Battle of the Sexes: Designing for Mars and Venus

Designing for Mars and Venus

Posted On December 18, 2019

When a man from Mars falls in love with a woman from Venus how do they make a home together?
They hire a great designer! And every great designer should also provide mediation, arbitration, and
marriage counseling within the design scope. 

Seriously, I have so enjoyed working with marvelous couples who were incredibly varied. I have learned
never to make any assumptions. Each couple has its own unique set of dynamics, preferences, dichotomies
, and psychosis that makes for fresh experiences each time. Yes, we have had extremes… from clients that
come in dressed the exact same to boxing matches that make everyone blush… but typically it lands
somewhere in the middle.

A successful space resonates with all its inhabitants and my job is to find out what is most important to each party and what is the breaking point. It’s not always an easy task! Since interior design not only
addresses cerebral needs such as function and financial considerations but also our emotional needs such as nesting and being seen for who you are. There are often deep-seated sentiments that are brought to the surface in every design project. I love this about my job! So many facets. So many aspects of understanding
my beautiful clients are required to take a pair of love birds, or even a pair of Japanese fighting fish, and creating a space that makes them both feel happy and at home. 
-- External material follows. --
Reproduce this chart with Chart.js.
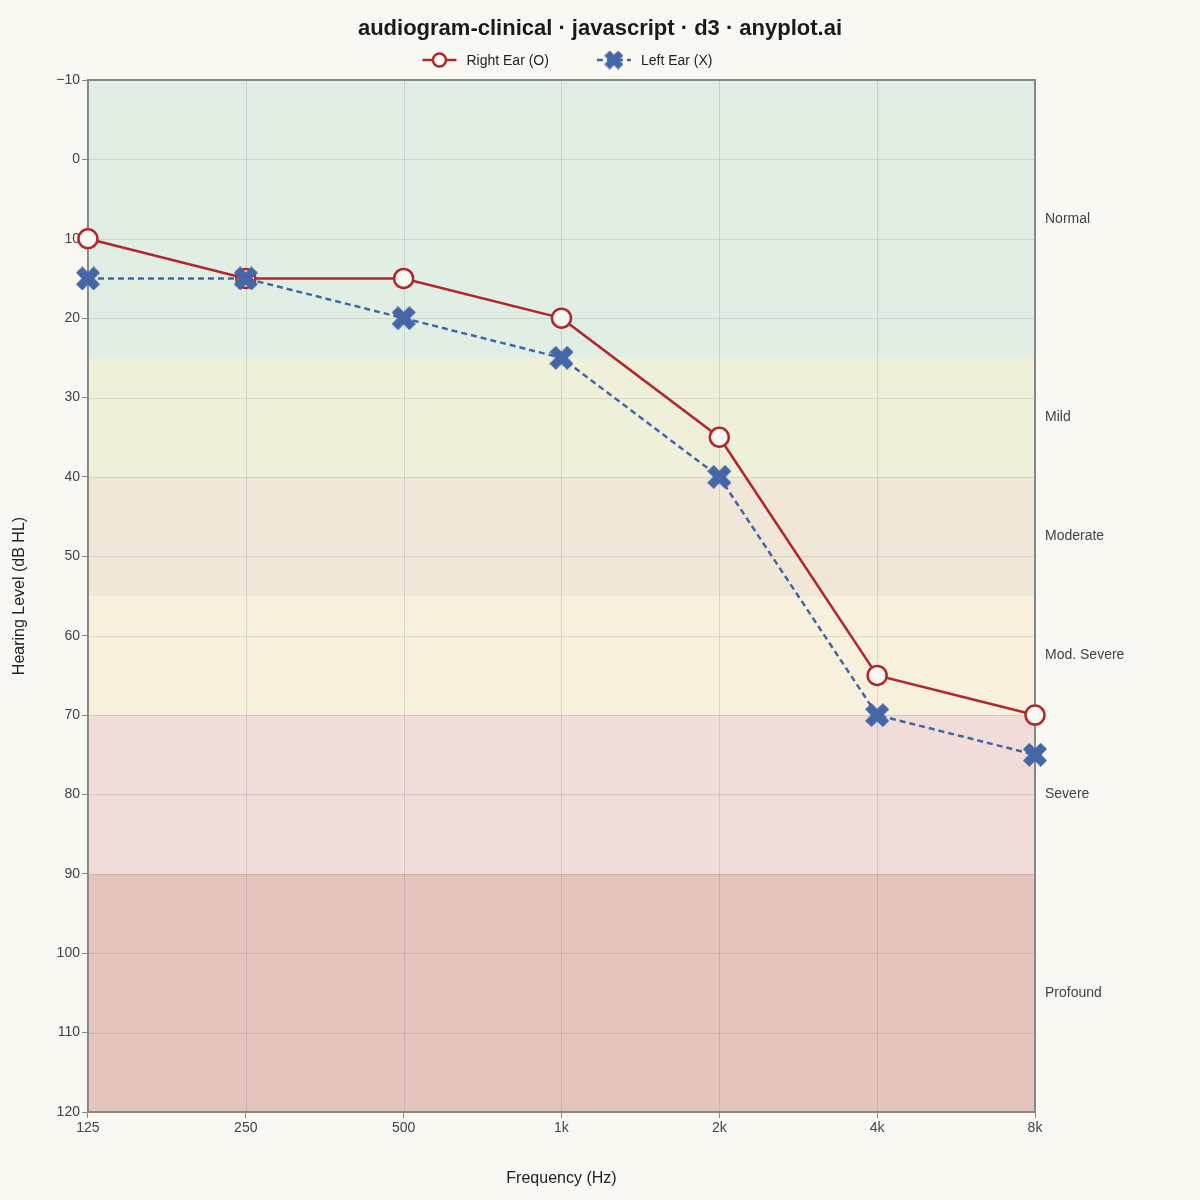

One of my favorite examples is a kitchen design for a couple on the opposite spectrum of design. She is vivacious and gregarious and colorful. He is an engineer, calculating and exact. And they loved to cook together. The solution was a streamlined kitchen full of function with strong but simple lines, geometric shapes for him but executed in pomegranate red stained anigre and dynamic contrast of textures for her. They both loved it. 

Another example was also an example of extremes. He loved Santa Fe architecture, cowboy art and reading his history books; she could live in a Zen modern environment with only a yoga mat. 

The structure that was created to reflect both personas is still one of my favorite homes: strong, simple, modern lines implemented with reclaimed woods and textured Indian limestone and hot rolled steel. The flat front smooth brown oak kitchen incorporates carved ethnic panels spaciously highlighting the art work. I love how the couple complement each other in their marriage and how their home is a perfect reflection of this unique connection. 

After all, juxtaposition works in design just as it does in relationships.